Mixing up your yoga practice is something I’ve advocated for years and generally it’s been well received. Students tend to be relatively comfortable in acknowledging that there is huge value to be gained from the guidance in alignment found in Iyengar Yoga, the flow of Vinyasa, the intensity of Ashtaga, the anatomical knowledge of ‘Teacher X’ , the playlist of ‘Teacher Y’ and the philosophy exploration encouraged by ‘Teacher Z’.
When further persuading is needed to encourage students to access a diversity of teachings, I bring out a Tibetan saying that “Knowledge must be burned, hammered, and beaten like pure gold. Then one can wear it as an ornament.” Eventually, I mention ‘Hot Yoga’ and I lose my audience. I’ve crossed the line and their head is now filled with images of speedos, slippy mats, controversial figures and something that just isn’t ‘real yoga.’ Perhaps understandable, but holding on to those views means they are truly missing out.

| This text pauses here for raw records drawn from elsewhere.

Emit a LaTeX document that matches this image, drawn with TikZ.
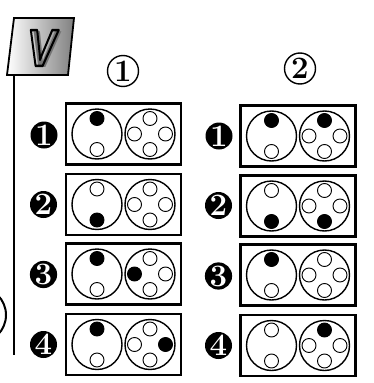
\documentclass[tikz,border=0pt]{standalone}
\usepackage{graphicx}
\usepackage{fontspec}
\newfontfamily\vfont{Liberation Sans}
\tikzset{
  frame/.style={draw, line width=2.2pt, minimum width=115pt, minimum height=61pt, inner sep=0},
  big/.style={circle, draw, line width=1.4pt, minimum size=50pt, inner sep=0},
  hole/.style={circle, draw, line width=0.9pt, minimum size=14pt, inner sep=0, fill=white},
  on/.style={hole, fill=black},
  badge/.style={circle, fill=black, text=white, minimum size=27pt, inner sep=0, font=\fontsize{24}{24}\selectfont\bfseries},
  head/.style={circle, draw, line width=1.4pt, minimum size=31pt, inner sep=0, font=\fontsize{24}{24}\selectfont\bfseries},
  vglyph/.style={inner sep=0, xscale=0.82, font=\vfont\bfseries\itshape\fontsize{52}{52}\selectfont}
}
\newcommand\bdg[1]{\scalebox{1.3}{#1}}
\newcommand\hdg[1]{\scalebox{1.3}{#1}}
% #1 name, #2 x, #3 y, #4 left top, #5 left bottom, #6 right top, #7 right left, #8 right right, #9 right bottom
\newcommand\cellpair[9]{%
  \node[frame] (#1) at (#2,#3) {};
  \node[big] (#1L) at ([xshift=-26.5pt]#1.center) {};
  \node[big] (#1R) at ([xshift=26.5pt]#1.center) {};
  \node[#4] (#1Lt) at ([yshift=15.5pt]#1L.center) {};
  \node[#5] (#1Lb) at ([yshift=-15.5pt]#1L.center) {};
  \node[#6] (#1Rt) at ([yshift=15.5pt]#1R.center) {};
  \node[#7] (#1Rl) at ([xshift=-15.5pt]#1R.center) {};
  \node[#8] (#1Rr) at ([xshift=15.5pt]#1R.center) {};
  \node[#9] (#1Rb) at ([yshift=-15.5pt]#1R.center) {};
}
\begin{document}
\begin{tikzpicture}[x=1pt,y=-1pt]
\useasboundingbox (0,0) rectangle (374,383);
\fill[white] (0,0) rectangle (374,383);

% V title box
\shade[left color=white, middle color=white!85!black, right color=black!50, draw=black, line width=1.8pt]
  (14,18) -- (74,18) -- (68,75) -- (7,75) -- cycle;
\node[vglyph, text=black!55] (vshadow) at (44.5,50) {V};
\node[vglyph, text=black] (vtxt) at (41.5,48)
  {\special{pdf:literal direct 1 Tr 2.4 w 1 j}V\special{pdf:literal direct 0 Tr}};

% vertical rule
\coordinate (ltop) at (14,75);
\coordinate (lbot) at (14,355);
\draw[line width=2.6pt] (ltop) -- (lbot);

% partial circle at left edge
\node[circle, draw, line width=2pt, minimum size=56pt, inner sep=0] (partial) at (-22,315) {};

% column headers
\node[head] (h1) at (123,71) {\hdg{1}};
\node[head] (h2) at (300,68.5) {\hdg{2}};

% left column
\cellpair{a1}{123.5}{134}{on}{hole}{hole}{hole}{hole}{hole}
\cellpair{a2}{123.5}{204.5}{hole}{on}{hole}{hole}{hole}{hole}
\cellpair{a3}{123.5}{274}{on}{hole}{hole}{on}{hole}{hole}
\cellpair{a4}{123.5}{344.5}{on}{hole}{hole}{hole}{on}{hole}

% right column
\cellpair{b1}{298}{136}{on}{hole}{on}{hole}{hole}{hole}
\cellpair{b2}{298}{206}{hole}{on}{hole}{hole}{hole}{on}
\cellpair{b3}{298}{275}{on}{hole}{hole}{hole}{hole}{hole}
\cellpair{b4}{298}{345.5}{hole}{hole}{on}{hole}{hole}{hole}

% row badges
\node[badge] (na1) at (44,135) {\bdg{1}};
\node[badge] (na2) at (43.5,204.5) {\bdg{2}};
\node[badge] (na3) at (43.5,274.5) {\bdg{3}};
\node[badge] (na4) at (43.5,344.5) {\bdg{4}};
\node[badge] (nb1) at (219,136) {\bdg{1}};
\node[badge] (nb2) at (218.5,205.5) {\bdg{2}};
\node[badge] (nb3) at (218.5,276) {\bdg{3}};
\node[badge] (nb4) at (218.5,345.5) {\bdg{4}};
\end{tikzpicture}
\end{document}
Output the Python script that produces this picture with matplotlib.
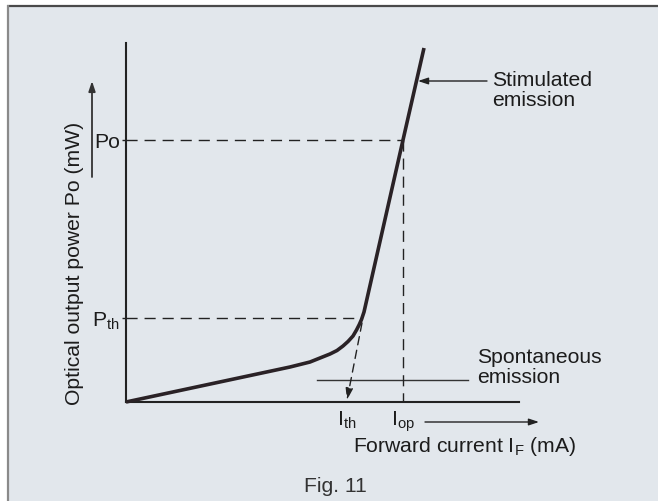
import matplotlib
matplotlib.use("Agg")
import matplotlib.pyplot as plt
from matplotlib.patches import Rectangle

plt.rcParams['font.family'] = ['Liberation Sans', 'DejaVu Sans']
plt.rcParams['mathtext.fontset'] = 'custom'
plt.rcParams['mathtext.rm'] = 'Liberation Sans'
plt.rcParams['mathtext.it'] = 'Liberation Sans'

# ---- data (arbitrary units) ----
current = [0.0, 16.4, 18.4, 20.4, 21.1, 21.7, 22.2, 22.7, 23.05, 23.33, 23.55, 23.8, 27.7, 29.8]
power   = [0.0, 3.5, 4.0, 4.8, 5.15, 5.6, 6.05, 6.6, 7.2, 7.75, 8.25, 9.0, 26.2, 35.4]
P_th = 8.4
P_o = 26.2
I_th = 22.1
I_op = 27.7
I_th_curve = 23.6
x_tick_labels = [r'I$_\mathregular{th}$', r'I$_\mathregular{op}$']
y_tick_labels = ['Po', r'P$_\mathregular{th}$']

W, H = 658, 502
fig = plt.figure(figsize=(W / 100, H / 100), dpi=100)
fig.patch.set_facecolor('white')

# background / annotation layer in pixel coordinates
bg = fig.add_axes([0, 0, 1, 1])
bg.set_xlim(0, W)
bg.set_ylim(H, 0)
bg.axis('off')
bg.set_zorder(0)
bg.add_patch(Rectangle((7, 7), W, H, facecolor='#e2e7ec', edgecolor='none'))
bg.plot([7, W], [6.5, 6.5], color='#4a4a4a', lw=1.6, solid_capstyle='butt')
bg.plot([7.5, 7.5], [6, H], color='#8a8a8a', lw=1.6, solid_capstyle='butt')

txt = '#1c1c1c'
fs = 15.2

# main axes: origin at pixel (126,403), 10 px per unit
x0, y0 = 126, 403
xlim = (0, 39.3)
ylim = (0, 35.9)
ax = fig.add_axes([x0 / W, (H - y0) / H, (xlim[1] * 10) / W, (ylim[1] * 10) / H])
ax.set_zorder(1)
ax.patch.set_alpha(0)
ax.set_xlim(*xlim)
ax.set_ylim(*ylim)
for s in ['top', 'right']:
    ax.spines[s].set_visible(False)
for s in ['left', 'bottom']:
    ax.spines[s].set_linewidth(1.5)
    ax.spines[s].set_color('#222222')

ax.set_xticks([I_th, I_op])
ax.set_xticklabels(x_tick_labels, fontsize=fs, color=txt)
ax.tick_params(axis='x', length=0, pad=5)
ax.set_yticks([P_o, P_th])
ax.set_yticklabels(y_tick_labels, fontsize=fs, color=txt)
ax.tick_params(axis='y', length=3, width=1, color='#222222', pad=1.5)

dash = (0, (8, 5))
ax.plot([0, I_op], [P_o, P_o], color='#222222', lw=1.0, ls=dash)
ax.plot([I_op, I_op], [P_o, 0], color='#222222', lw=1.0, ls=dash)
ax.plot([0, I_th_curve], [P_th, P_th], color='#222222', lw=1.0, ls=dash)
ax.annotate('', xy=(I_th, 0.2), xytext=(I_th_curve, P_th - 0.5),
            arrowprops=dict(arrowstyle='-|>,head_length=0.7,head_width=0.22',
                            color='#222222', lw=1.0, ls=(0, (6, 4)),
                            shrinkA=0, shrinkB=0))

ax.plot(current, power, color='#2a2226', lw=2.6, solid_joinstyle='round',
        solid_capstyle='butt', clip_on=False, zorder=5)

# labels and pointers (pixel layout)
bg.text(75, 263, 'Optical output power Po (mW)', rotation=90, ha='center',
        va='center', fontsize=fs, color=txt)
bg.annotate('', xy=(92, 82), xytext=(92, 178),
            arrowprops=dict(arrowstyle='-|>,head_length=0.6,head_width=0.2',
                            color='#333333', lw=1.3, shrinkA=0, shrinkB=0))
bg.text(353, 452, r'Forward current I$_\mathregular{F}$ (mA)', ha='left',
        va='baseline', fontsize=fs, color=txt)
bg.annotate('', xy=(539, 423), xytext=(425, 423),
            arrowprops=dict(arrowstyle='-|>,head_length=0.6,head_width=0.2',
                            color='#222222', lw=1.0, shrinkA=0, shrinkB=0))
bg.text(304, 492, 'Fig. 11', ha='left', va='baseline', fontsize=fs, color='#333333')
bg.text(492, 71, 'Stimulated\nemission', ha='left', va='top', fontsize=fs,
        color=txt, linespacing=1.1)
bg.annotate('', xy=(418, 82), xytext=(487, 82),
            arrowprops=dict(arrowstyle='-|>,head_length=0.6,head_width=0.2',
                            color='#222222', lw=1.0, shrinkA=0, shrinkB=0))
bg.text(477, 348, 'Spontaneous\nemission', ha='left', va='top', fontsize=fs,
        color=txt, linespacing=1.1)
bg.plot([317, 468], [381, 381], color='#333333', lw=1.0)

fig.savefig('out.png', dpi=100, facecolor=fig.get_facecolor())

My relationship with with Hot Yoga sequences has been long. Over the last decade, alongside other styles, I’ve practised them, I’ve taught them and then, what seems like an age ago, left them behind, focusing almost exclusively on alignment-based vinyasa yoga. With some trepidation I signed up for the Hot Yoga teacher training at triyoga earlier this year. I admit to being wary of it being more of the same, and yet I was hopeful as the schedule showed respected triyoga teachers from different lineages teaching it.
There must be more to it, I thought.
As an alignment and anatomy geek, I was geared up to be critical of the way the asanas were instructed, but no, I agreed with everything taught. On the fifth day of practicing in large part the same sequence, I expected to end up going in to autopilot, but instead I found myself able to immerse in deep physical and mental self-enquiry. In short, you can read into the above that I quite liked it.
So I write this, as an advocate and teacher of the triyoga Hot sequence, though, as an aside, it’s worth saying that each teacher will teach it in their own style, with small variation in the overarching structure. I’m certainly not saying that you should drop your other classes and move on to practice only hot, and I’m not going to list the general benefits of hot yoga; that’s for another blog post by my colleague Nikita Akilapa. There is, however, certainly an argument for seasoned practitioners to add one or two of these classes to their weekly schedules.
Why? Here’s just a few reasons. If you’ve only got an hour to play with, the room will heat up your muscles quickly without the need to build heat through vigorous movements. If you’re used to exploring advanced poses and complex flows, there are huge benefits to doing more basic asana with control, consciousness and, indeed, well, rather that hard asanas, without integrity and fast. The heat can offer another challenge for you to control you internal narrative and breath through. It’s occasionally rather refreshing to come to class knowing almost exactly what you are going to get, allowing you to focus more on self-enquiry, rather that what is coming next. With more time in poses and the benefit of the heat, you can explore more depth in asanas like you’ve not done for years.
Also, you’ll sweat, which we all need a little more in our lives.